GIVEN REQUEST
Set down, please, exactly the lines below that run from the line with "What seaborn and" to the line with "import pandas as pd", both lines included.

MATERIAL TO PROCESS

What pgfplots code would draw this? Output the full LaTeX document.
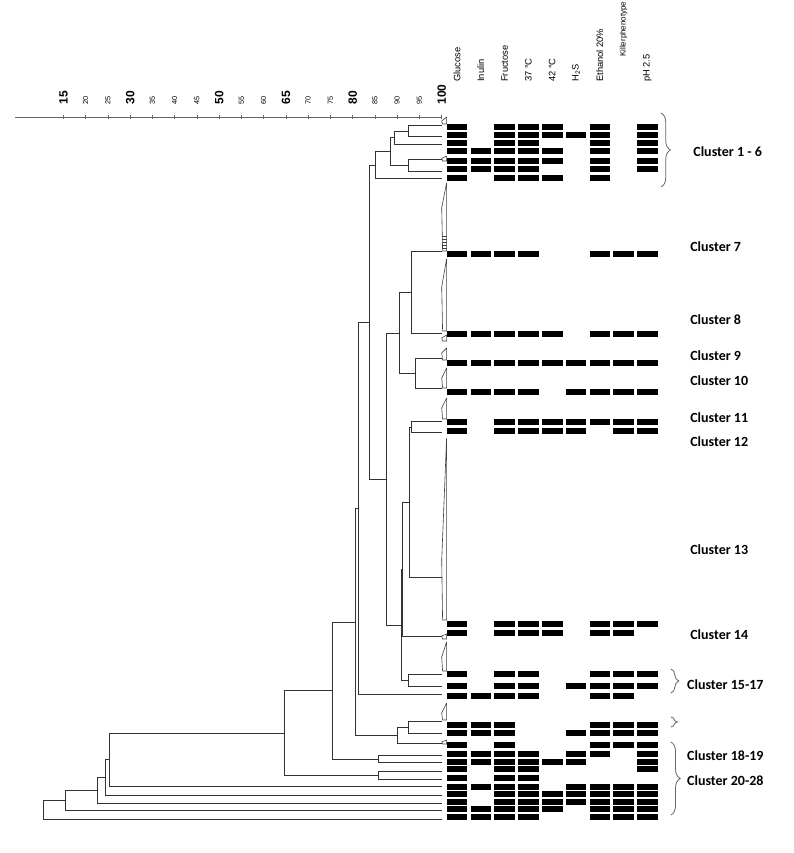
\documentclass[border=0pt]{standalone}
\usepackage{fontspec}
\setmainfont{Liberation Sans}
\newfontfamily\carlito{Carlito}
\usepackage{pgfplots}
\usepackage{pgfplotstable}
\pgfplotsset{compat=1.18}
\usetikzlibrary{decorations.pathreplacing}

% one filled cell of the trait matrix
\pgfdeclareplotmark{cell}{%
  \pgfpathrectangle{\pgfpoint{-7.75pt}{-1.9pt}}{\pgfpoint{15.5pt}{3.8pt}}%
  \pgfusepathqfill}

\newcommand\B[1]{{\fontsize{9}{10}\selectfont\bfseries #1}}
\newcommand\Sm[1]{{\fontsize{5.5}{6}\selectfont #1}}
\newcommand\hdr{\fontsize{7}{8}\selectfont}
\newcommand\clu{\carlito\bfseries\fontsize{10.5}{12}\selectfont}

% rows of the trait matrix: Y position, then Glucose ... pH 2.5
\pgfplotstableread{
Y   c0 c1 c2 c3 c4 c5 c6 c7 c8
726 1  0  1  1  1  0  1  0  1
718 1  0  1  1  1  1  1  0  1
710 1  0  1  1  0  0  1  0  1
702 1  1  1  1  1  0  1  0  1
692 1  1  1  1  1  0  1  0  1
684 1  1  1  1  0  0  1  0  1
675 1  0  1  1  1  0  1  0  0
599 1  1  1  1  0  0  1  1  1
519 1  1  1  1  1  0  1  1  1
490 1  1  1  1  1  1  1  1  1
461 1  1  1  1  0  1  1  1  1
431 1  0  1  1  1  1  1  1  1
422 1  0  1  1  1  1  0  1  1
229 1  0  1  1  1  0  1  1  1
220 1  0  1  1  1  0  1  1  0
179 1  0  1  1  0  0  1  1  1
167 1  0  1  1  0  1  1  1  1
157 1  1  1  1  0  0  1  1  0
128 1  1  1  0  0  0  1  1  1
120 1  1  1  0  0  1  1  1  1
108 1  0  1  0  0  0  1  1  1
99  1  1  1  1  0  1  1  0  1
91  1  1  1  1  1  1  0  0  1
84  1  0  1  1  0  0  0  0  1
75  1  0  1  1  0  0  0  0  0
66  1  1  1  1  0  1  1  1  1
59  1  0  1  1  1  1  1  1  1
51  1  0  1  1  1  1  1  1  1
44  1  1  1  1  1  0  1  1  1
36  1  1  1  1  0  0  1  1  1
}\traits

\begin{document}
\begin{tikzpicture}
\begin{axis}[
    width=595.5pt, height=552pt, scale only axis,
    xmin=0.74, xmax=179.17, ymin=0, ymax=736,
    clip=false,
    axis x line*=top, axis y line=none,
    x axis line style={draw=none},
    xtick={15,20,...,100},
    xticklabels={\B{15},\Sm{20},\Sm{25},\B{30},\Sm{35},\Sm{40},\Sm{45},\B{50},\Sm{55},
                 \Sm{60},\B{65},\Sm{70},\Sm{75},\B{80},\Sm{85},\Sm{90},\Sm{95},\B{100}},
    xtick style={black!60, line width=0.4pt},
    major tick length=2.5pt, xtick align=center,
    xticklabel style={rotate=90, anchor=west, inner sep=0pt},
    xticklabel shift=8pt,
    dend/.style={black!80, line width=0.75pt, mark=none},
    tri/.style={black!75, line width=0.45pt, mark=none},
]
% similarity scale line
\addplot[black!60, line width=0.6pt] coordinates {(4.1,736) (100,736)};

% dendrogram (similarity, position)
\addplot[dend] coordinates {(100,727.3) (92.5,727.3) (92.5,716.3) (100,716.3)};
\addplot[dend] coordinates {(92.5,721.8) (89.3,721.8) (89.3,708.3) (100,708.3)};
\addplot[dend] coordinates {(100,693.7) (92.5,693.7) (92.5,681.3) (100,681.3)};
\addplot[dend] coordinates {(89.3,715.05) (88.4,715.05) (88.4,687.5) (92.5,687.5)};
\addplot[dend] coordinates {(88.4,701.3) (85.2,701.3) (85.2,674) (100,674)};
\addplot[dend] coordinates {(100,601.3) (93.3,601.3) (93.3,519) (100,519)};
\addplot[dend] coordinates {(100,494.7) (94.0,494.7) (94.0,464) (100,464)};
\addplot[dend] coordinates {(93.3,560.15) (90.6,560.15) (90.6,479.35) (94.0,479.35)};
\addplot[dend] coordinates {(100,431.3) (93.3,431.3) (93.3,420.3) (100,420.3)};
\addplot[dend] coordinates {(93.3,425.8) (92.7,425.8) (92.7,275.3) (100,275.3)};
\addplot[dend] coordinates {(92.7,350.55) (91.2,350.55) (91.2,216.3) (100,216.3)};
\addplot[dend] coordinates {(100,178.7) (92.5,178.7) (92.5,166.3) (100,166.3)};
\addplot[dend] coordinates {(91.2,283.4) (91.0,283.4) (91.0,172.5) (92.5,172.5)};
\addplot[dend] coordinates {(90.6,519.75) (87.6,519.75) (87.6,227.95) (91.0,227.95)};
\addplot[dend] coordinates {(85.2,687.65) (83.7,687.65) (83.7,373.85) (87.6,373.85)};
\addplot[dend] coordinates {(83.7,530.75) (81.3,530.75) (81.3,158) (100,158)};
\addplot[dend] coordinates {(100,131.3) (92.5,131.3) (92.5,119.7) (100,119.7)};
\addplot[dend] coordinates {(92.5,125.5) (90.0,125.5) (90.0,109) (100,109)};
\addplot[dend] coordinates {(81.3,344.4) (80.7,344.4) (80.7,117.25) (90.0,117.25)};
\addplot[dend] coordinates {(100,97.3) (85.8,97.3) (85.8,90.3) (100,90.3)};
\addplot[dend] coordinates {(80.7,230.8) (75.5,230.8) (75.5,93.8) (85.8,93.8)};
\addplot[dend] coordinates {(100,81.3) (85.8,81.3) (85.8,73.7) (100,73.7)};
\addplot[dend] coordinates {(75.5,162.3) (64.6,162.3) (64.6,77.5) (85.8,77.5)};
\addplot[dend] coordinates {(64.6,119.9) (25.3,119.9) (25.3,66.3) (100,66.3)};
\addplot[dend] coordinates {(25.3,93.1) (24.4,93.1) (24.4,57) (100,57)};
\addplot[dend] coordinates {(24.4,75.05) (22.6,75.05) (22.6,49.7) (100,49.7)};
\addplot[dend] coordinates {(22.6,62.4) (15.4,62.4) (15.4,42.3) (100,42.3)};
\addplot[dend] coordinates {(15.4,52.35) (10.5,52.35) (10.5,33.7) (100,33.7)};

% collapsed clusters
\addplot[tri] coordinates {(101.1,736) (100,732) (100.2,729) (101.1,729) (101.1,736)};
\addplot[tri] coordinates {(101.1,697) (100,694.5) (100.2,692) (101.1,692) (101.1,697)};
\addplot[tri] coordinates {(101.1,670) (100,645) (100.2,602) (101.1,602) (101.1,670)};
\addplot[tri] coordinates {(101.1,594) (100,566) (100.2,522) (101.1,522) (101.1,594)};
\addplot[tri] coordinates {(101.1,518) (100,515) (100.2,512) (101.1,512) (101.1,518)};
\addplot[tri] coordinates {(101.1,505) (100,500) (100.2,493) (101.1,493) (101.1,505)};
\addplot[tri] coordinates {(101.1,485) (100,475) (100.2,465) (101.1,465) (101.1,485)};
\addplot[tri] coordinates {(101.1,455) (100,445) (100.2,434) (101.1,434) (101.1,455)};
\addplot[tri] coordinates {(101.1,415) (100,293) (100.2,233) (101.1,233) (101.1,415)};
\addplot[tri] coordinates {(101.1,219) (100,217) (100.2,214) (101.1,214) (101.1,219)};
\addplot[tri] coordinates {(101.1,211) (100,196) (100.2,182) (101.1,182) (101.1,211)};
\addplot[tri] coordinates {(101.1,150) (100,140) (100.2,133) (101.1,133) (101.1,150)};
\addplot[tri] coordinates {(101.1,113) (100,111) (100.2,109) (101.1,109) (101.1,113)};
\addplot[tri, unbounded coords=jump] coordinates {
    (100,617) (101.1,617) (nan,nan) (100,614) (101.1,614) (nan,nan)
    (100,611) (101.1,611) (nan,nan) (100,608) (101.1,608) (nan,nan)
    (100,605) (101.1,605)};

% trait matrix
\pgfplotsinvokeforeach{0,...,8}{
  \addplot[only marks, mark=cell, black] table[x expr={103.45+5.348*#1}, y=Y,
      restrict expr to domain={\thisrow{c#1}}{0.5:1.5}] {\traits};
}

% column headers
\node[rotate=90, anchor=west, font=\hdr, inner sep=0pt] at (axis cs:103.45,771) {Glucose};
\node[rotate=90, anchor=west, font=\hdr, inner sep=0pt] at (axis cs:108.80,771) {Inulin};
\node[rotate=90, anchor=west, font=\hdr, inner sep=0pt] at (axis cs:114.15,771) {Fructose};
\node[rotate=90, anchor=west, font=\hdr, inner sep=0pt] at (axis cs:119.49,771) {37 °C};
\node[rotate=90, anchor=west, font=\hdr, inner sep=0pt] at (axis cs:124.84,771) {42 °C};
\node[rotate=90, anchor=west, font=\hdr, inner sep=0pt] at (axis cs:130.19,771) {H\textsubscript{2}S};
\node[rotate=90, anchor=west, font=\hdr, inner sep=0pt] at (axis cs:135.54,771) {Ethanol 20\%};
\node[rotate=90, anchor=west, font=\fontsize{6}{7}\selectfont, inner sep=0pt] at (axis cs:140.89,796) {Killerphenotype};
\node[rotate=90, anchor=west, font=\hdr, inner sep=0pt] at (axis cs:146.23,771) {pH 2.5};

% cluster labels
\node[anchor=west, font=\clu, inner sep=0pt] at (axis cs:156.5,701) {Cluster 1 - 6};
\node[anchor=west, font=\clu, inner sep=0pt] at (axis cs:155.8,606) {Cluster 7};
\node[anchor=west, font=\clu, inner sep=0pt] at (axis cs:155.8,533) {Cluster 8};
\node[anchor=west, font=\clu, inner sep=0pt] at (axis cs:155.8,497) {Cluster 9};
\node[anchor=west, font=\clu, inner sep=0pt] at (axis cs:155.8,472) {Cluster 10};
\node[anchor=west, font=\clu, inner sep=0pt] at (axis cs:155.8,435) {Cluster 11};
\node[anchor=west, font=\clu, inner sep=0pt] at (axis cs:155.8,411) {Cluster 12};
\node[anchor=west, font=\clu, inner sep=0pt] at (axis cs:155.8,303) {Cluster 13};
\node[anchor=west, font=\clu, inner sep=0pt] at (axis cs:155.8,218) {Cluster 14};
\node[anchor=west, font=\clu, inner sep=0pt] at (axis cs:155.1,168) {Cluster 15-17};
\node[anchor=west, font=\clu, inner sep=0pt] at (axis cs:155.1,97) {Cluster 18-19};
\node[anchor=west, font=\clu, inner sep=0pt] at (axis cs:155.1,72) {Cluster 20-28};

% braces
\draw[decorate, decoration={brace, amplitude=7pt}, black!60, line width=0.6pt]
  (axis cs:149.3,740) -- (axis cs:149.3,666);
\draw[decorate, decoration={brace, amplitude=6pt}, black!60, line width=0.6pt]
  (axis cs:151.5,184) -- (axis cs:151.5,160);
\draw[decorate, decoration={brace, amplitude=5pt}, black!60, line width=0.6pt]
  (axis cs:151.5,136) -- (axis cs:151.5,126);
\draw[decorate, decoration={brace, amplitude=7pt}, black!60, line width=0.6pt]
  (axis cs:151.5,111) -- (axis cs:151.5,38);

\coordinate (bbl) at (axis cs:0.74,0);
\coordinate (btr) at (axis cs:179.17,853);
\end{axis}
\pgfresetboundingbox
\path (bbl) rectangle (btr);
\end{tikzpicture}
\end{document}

--

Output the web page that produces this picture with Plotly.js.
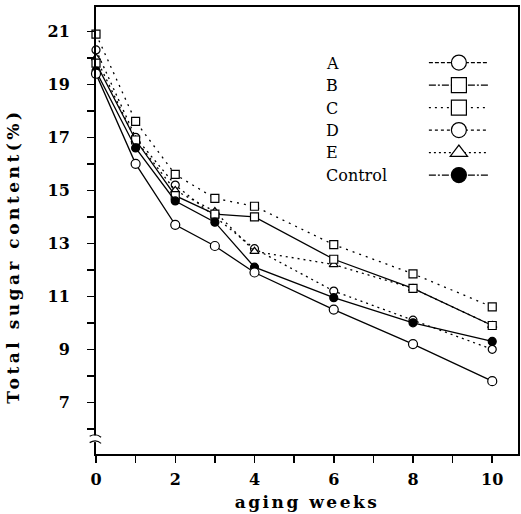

* * *

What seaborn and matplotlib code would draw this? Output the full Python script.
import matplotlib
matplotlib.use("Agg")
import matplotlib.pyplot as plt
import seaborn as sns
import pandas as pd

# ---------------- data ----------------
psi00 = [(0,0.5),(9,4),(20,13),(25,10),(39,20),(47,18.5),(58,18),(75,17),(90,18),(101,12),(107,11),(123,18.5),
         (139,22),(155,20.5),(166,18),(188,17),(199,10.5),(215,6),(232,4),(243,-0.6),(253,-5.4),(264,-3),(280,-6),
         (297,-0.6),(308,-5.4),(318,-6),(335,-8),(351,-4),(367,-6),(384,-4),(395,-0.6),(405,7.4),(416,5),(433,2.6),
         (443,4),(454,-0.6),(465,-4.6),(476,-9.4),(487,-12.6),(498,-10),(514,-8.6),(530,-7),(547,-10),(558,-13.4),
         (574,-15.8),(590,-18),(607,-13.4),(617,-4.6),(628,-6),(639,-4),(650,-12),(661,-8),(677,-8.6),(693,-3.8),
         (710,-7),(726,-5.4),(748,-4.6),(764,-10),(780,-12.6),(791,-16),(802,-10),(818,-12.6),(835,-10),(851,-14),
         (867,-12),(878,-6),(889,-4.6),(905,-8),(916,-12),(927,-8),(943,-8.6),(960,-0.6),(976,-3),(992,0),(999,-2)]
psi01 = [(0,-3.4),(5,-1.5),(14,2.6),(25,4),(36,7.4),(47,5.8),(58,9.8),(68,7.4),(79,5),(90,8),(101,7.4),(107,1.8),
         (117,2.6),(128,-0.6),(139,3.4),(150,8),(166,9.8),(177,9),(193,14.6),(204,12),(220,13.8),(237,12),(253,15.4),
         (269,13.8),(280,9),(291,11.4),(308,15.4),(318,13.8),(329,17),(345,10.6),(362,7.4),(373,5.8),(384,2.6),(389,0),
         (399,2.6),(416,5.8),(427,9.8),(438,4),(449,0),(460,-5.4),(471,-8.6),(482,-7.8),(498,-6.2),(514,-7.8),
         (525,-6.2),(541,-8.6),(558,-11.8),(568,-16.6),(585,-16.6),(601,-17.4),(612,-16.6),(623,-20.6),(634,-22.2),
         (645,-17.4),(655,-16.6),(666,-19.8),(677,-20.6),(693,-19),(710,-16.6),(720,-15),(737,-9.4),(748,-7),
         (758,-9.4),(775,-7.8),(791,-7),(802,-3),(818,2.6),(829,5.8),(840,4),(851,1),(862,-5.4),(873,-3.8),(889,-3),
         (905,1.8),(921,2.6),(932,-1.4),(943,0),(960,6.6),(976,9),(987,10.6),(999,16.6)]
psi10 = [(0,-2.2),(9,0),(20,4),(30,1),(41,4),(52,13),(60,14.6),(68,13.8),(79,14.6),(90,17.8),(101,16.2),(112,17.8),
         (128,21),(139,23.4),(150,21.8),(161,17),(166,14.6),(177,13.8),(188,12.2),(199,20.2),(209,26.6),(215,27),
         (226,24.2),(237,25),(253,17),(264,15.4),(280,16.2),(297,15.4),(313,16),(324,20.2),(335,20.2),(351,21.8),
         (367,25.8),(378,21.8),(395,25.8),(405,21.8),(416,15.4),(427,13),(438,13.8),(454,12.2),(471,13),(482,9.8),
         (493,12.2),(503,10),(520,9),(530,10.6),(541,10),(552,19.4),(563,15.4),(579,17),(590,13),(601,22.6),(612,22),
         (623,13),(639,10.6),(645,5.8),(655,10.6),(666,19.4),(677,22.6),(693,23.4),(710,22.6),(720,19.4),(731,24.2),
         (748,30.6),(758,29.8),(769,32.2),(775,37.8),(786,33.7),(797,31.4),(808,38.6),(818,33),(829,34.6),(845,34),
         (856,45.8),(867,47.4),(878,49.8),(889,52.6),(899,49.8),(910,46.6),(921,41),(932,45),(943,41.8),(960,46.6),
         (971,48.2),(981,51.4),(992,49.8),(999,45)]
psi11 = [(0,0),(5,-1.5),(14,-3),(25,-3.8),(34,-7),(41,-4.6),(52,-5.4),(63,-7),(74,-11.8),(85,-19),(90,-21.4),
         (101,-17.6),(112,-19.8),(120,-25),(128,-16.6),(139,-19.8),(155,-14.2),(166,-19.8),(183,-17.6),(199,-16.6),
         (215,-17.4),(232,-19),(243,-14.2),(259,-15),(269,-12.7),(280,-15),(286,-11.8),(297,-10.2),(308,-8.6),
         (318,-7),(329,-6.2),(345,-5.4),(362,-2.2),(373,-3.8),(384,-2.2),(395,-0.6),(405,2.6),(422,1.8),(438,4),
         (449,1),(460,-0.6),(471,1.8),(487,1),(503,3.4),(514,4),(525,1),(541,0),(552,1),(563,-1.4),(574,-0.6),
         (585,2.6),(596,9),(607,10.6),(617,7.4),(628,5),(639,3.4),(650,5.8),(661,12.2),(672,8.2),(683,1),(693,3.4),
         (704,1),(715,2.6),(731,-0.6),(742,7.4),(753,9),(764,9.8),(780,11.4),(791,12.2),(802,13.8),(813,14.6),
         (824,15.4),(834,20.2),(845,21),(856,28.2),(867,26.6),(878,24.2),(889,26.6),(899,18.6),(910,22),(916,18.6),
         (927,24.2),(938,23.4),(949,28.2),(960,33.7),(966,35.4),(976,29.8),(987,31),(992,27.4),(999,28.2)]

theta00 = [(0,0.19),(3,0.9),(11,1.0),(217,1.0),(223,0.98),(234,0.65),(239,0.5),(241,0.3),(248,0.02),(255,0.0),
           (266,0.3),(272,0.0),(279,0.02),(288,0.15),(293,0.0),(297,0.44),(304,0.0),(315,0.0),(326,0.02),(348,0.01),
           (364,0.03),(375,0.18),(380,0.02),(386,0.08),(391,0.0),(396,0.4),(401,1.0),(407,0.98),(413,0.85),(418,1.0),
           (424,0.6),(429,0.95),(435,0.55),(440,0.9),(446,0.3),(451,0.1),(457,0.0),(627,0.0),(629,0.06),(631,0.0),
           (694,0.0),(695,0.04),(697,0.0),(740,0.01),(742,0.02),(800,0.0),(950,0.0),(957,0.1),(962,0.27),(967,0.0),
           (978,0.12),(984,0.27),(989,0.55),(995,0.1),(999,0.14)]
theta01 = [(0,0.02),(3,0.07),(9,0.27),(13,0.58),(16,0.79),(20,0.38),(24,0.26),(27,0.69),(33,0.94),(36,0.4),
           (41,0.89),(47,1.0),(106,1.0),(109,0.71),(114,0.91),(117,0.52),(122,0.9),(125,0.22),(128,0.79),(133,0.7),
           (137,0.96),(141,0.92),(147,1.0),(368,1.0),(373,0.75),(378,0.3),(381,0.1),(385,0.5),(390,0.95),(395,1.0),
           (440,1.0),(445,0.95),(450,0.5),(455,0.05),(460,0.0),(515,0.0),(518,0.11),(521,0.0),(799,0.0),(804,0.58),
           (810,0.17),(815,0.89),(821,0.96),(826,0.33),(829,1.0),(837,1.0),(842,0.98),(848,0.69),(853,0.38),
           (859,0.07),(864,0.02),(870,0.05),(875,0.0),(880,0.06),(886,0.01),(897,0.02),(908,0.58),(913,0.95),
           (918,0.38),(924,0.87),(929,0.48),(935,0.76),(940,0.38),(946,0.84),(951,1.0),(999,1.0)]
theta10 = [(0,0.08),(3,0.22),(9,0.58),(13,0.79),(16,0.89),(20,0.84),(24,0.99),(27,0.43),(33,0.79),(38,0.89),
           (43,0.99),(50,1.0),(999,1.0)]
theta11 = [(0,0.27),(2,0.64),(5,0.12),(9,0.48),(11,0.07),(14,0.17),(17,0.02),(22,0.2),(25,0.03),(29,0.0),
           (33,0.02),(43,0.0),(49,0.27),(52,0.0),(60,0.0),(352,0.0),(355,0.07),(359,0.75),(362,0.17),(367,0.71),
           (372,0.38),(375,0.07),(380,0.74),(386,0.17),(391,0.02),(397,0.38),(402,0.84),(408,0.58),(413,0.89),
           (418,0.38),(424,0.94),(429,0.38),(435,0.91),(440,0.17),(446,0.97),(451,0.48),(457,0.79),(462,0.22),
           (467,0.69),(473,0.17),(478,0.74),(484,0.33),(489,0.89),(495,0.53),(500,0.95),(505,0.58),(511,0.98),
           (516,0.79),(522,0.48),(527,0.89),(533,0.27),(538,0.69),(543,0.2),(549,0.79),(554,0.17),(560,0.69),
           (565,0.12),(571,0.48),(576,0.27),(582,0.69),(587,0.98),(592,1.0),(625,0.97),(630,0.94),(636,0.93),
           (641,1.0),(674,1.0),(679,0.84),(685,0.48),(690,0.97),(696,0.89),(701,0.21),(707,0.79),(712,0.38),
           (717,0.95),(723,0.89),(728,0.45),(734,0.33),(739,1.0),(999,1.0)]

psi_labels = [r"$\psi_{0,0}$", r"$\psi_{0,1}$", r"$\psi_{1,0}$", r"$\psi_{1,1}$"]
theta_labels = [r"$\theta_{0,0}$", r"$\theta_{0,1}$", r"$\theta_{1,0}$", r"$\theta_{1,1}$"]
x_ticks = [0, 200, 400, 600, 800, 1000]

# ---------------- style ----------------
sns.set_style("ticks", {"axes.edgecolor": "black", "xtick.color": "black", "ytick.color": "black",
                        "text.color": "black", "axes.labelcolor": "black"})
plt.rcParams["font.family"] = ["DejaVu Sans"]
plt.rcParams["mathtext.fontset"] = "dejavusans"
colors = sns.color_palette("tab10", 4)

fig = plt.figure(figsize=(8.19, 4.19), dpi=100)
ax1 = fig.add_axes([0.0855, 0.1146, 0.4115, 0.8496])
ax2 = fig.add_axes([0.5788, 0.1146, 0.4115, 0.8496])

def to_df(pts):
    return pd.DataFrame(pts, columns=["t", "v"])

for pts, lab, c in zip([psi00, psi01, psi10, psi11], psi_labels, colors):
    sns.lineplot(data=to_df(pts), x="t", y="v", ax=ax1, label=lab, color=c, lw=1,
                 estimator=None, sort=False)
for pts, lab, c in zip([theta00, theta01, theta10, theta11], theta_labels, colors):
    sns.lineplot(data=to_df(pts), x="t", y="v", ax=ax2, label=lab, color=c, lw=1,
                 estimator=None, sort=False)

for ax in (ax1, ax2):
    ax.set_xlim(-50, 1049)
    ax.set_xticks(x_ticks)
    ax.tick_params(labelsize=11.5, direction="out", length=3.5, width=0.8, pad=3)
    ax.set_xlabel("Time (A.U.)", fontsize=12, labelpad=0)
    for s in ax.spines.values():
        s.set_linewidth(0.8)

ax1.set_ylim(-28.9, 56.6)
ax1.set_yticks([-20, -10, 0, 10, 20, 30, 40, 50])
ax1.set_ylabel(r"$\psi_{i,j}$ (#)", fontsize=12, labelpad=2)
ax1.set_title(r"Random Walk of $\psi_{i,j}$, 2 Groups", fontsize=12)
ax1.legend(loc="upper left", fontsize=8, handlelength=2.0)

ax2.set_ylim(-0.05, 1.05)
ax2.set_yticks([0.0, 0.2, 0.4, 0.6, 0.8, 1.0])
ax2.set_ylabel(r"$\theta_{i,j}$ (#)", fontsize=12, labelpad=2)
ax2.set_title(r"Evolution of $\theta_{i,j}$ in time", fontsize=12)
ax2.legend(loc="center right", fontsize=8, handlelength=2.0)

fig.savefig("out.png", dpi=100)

SOLUTION FOR THIS TASK
What seaborn and matplotlib code would draw this? Output the full Python script.
import matplotlib
matplotlib.use("Agg")
import matplotlib.pyplot as plt
import seaborn as sns
import pandas as pd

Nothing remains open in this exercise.